■ WRITTEN EXERCISE
Transcribe the listing exactly, leaving out every picture.

■ DATASET EXCERPT
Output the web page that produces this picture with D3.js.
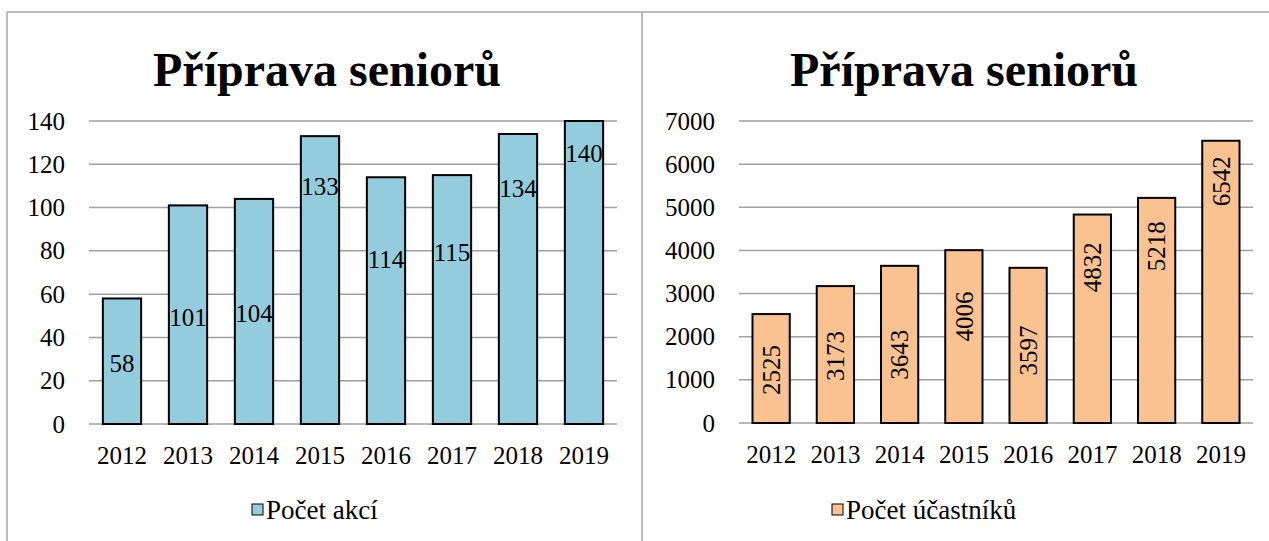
<!DOCTYPE html>
<html>
<head>
<meta charset="utf-8">
<script src="https://cdn.jsdelivr.net/npm/d3@7"></script>
<style>
  body { margin: 0; background: #fff; }
  svg { display: block; font-family: "Liberation Serif", "Times New Roman", serif; }
</style>
</head>
<body>
<svg id="chart" width="1269" height="541"></svg>
<script>
// data
const years = ["2012", "2013", "2014", "2015", "2016", "2017", "2018", "2019"];
const akce = [58, 101, 104, 133, 114, 115, 134, 140];
const ucastnici = [2525, 3173, 3643, 4006, 3597, 4832, 5218, 6542];
// where the data labels sit, in axis units (they were dragged by hand in the original)
const akceLabelAt = [28.2, 49.4, 51.3, 109.7, 76.2, 79.5, 109, 125.2];
const ucastniciLabelAt = [1227, 1551, 1581, 2470, 1683, 3611, 4097, 5602];
const akceTicks = [0, 20, 40, 60, 80, 100, 120, 140];
const ucastniciTicks = [0, 1000, 2000, 3000, 4000, 5000, 6000, 7000];

const svg = d3.select("#chart");

// panel borders
svg.append("g")
    .attr("stroke", "#a6a6a6")
    .attr("stroke-width", 1.5)
    .selectAll("line")
    .data([[7, 12, 1269, 12], [7, 12, 7, 541], [642, 12, 642, 541]])
    .join("line")
    .attr("x1", d => d[0]).attr("y1", d => d[1])
    .attr("x2", d => d[2]).attr("y2", d => d[3]);

function drawPanel(opts) {
    const g = svg.append("g");
    const x = d3.scaleBand().domain(years).range([opts.x0, opts.x1])
        .paddingInner(0.42).paddingOuter(0.21);
    const y = d3.scaleLinear().domain([0, opts.max]).range([opts.y0, opts.y1]);

    g.append("text")
        .attr("x", opts.titleX)
        .attr("y", 86)
        .attr("text-anchor", "middle")
        .attr("font-weight", "bold")
        .attr("font-size", 48)
        .text("Příprava seniorů");

    // gridlines
    g.append("g")
        .selectAll("line")
        .data(opts.ticks)
        .join("line")
        .attr("x1", opts.x0).attr("x2", opts.x1)
        .attr("y1", d => y(d)).attr("y2", d => y(d))
        .attr("stroke", "#a0a0a0")
        .attr("stroke-width", 1.5);

    const yAxis = g.append("g")
        .attr("transform", `translate(${opts.labelRight},0)`)
        .call(d3.axisLeft(y).tickValues(opts.ticks).tickFormat(d => d).tickSize(0).tickPadding(0))
        .attr("font-family", null)
        .attr("font-size", 25);
    yAxis.select(".domain").remove();
    yAxis.selectAll("text").attr("fill", "#000");

    const xAxis = g.append("g")
        .attr("transform", `translate(0,${opts.y0})`)
        .call(d3.axisBottom(x).tickSize(0).tickPadding(22))
        .attr("font-family", null)
        .attr("font-size", 25);
    xAxis.select(".domain").remove();
    xAxis.selectAll("text").attr("fill", "#000");

    g.append("g")
        .selectAll("rect")
        .data(opts.values)
        .join("rect")
        .attr("x", (d, i) => x(years[i]))
        .attr("y", d => y(d))
        .attr("width", x.bandwidth())
        .attr("height", d => opts.y0 - y(d))
        .attr("fill", opts.color)
        .attr("stroke", "#000")
        .attr("stroke-width", 2);

    g.append("g")
        .selectAll("text")
        .data(opts.values)
        .join("text")
        .attr("transform", (d, i) => {
            const cx = x(years[i]) + x.bandwidth() / 2;
            const cy = y(opts.labelAt[i]);
            return `translate(${cx},${cy})` + (opts.rotate ? " rotate(-90)" : "");
        })
        .attr("text-anchor", "middle")
        .attr("dy", "0.35em")
        .attr("font-size", 25)
        .text(d => d);

    // legend
    const lg = g.append("g").attr("transform", `translate(${opts.legendX},510)`);
    lg.append("rect")
        .attr("x", 0).attr("y", -6)
        .attr("width", 11).attr("height", 11)
        .attr("fill", opts.color)
        .attr("stroke", "#000")
        .attr("stroke-width", 1);
    lg.append("text")
        .attr("x", 14)
        .attr("dy", "0.35em")
        .attr("font-size", 27)
        .text(opts.legend);
}

drawPanel({
    x0: 89, x1: 617, y0: 424, y1: 121, max: 140,
    ticks: akceTicks, values: akce, labelAt: akceLabelAt,
    labelRight: 65, titleX: 327, color: "#93cddd",
    legend: "Počet akcí", legendX: 252, rotate: false
});

drawPanel({
    x0: 739, x1: 1253, y0: 423, y1: 121, max: 7000,
    ticks: ucastniciTicks, values: ucastnici, labelAt: ucastniciLabelAt,
    labelRight: 715, titleX: 964, color: "#fac191",
    legend: "Počet účastníků", legendX: 832, rotate: true
});
</script>
</body>
</html>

■ RESPONSE TO THIS EXERCISE
Output the web page that produces this picture with D3.js.
<!DOCTYPE html>
<html>
<head>
<meta charset="utf-8">
<script src="https://cdn.jsdelivr.net/npm/d3@7"></script>
<style>
  body { margin: 0; background: #fff; }
  svg { display: block; font-family: "Liberation Serif", "Times New Roman", serif; }
</style>
</head>
<body>
<svg id="chart" width="1269" height="541"></svg>
<script>
// data
const years = ["2012", "2013", "2014", "2015", "2016", "2017", "2018", "2019"];
const akce = [58, 101, 104, 133, 114, 115, 134, 140];
const ucastnici = [2525, 3173, 3643, 4006, 3597, 4832, 5218, 6542];
// where the data labels sit, in axis units (they were dragged by hand in the original)
const akceLabelAt = [28.2, 49.4, 51.3, 109.7, 76.2, 79.5, 109, 125.2];
const ucastniciLabelAt = [1227, 1551, 1581, 2470, 1683, 3611, 4097, 5602];
const akceTicks = [0, 20, 40, 60, 80, 100, 120, 140];
const ucastniciTicks = [0, 1000, 2000, 3000, 4000, 5000, 6000, 7000];

const svg = d3.select("#chart");

// panel borders
svg.append("g")
    .attr("stroke", "#a6a6a6")
    .attr("stroke-width", 1.5)
    .selectAll("line")
    .data([[7, 12, 1269, 12], [7, 12, 7, 541], [642, 12, 642, 541]])
    .join("line")
    .attr("x1", d => d[0]).attr("y1", d => d[1])
    .attr("x2", d => d[2]).attr("y2", d => d[3]);

function drawPanel(opts) {
    const g = svg.append("g");
    const x = d3.scaleBand().domain(years).range([opts.x0, opts.x1])
        .paddingInner(0.42).paddingOuter(0.21);
    const y = d3.scaleLinear().domain([0, opts.max]).range([opts.y0, opts.y1]);

    g.append("text")
        .attr("x", opts.titleX)
        .attr("y", 86)
        .attr("text-anchor", "middle")
        .attr("font-weight", "bold")
        .attr("font-size", 48)
        .text("Příprava seniorů");

    // gridlines
    g.append("g")
        .selectAll("line")
        .data(opts.ticks)
        .join("line")
        .attr("x1", opts.x0).attr("x2", opts.x1)
        .attr("y1", d => y(d)).attr("y2", d => y(d))
        .attr("stroke", "#a0a0a0")
        .attr("stroke-width", 1.5);

    const yAxis = g.append("g")
        .attr("transform", `translate(${opts.labelRight},0)`)
        .call(d3.axisLeft(y).tickValues(opts.ticks).tickFormat(d => d).tickSize(0).tickPadding(0))
        .attr("font-family", null)
        .attr("font-size", 25);
    yAxis.select(".domain").remove();
    yAxis.selectAll("text").attr("fill", "#000");

    const xAxis = g.append("g")
        .attr("transform", `translate(0,${opts.y0})`)
        .call(d3.axisBottom(x).tickSize(0).tickPadding(22))
        .attr("font-family", null)
        .attr("font-size", 25);
    xAxis.select(".domain").remove();
    xAxis.selectAll("text").attr("fill", "#000");

    g.append("g")
        .selectAll("rect")
        .data(opts.values)
        .join("rect")
        .attr("x", (d, i) => x(years[i]))
        .attr("y", d => y(d))
        .attr("width", x.bandwidth())
        .attr("height", d => opts.y0 - y(d))
        .attr("fill", opts.color)
        .attr("stroke", "#000")
        .attr("stroke-width", 2);

    g.append("g")
        .selectAll("text")
        .data(opts.values)
        .join("text")
        .attr("transform", (d, i) => {
            const cx = x(years[i]) + x.bandwidth() / 2;
            const cy = y(opts.labelAt[i]);
            return `translate(${cx},${cy})` + (opts.rotate ? " rotate(-90)" : "");
        })
        .attr("text-anchor", "middle")
        .attr("dy", "0.35em")
        .attr("font-size", 25)
        .text(d => d);

    // legend
    const lg = g.append("g").attr("transform", `translate(${opts.legendX},510)`);
    lg.append("rect")
        .attr("x", 0).attr("y", -6)
        .attr("width", 11).attr("height", 11)
        .attr("fill", opts.color)
        .attr("stroke", "#000")
        .attr("stroke-width", 1);
    lg.append("text")
        .attr("x", 14)
        .attr("dy", "0.35em")
        .attr("font-size", 27)
        .text(opts.legend);
}

drawPanel({
    x0: 89, x1: 617, y0: 424, y1: 121, max: 140,
    ticks: akceTicks, values: akce, labelAt: akceLabelAt,
    labelRight: 65, titleX: 327, color: "#93cddd",
    legend: "Počet akcí", legendX: 252, rotate: false
});

drawPanel({
    x0: 739, x1: 1253, y0: 423, y1: 121, max: 7000,
    ticks: ucastniciTicks, values: ucastnici, labelAt: ucastniciLabelAt,
    labelRight: 715, titleX: 964, color: "#fac191",
    legend: "Počet účastníků", legendX: 832, rotate: true
});
</script>
</body>
</html>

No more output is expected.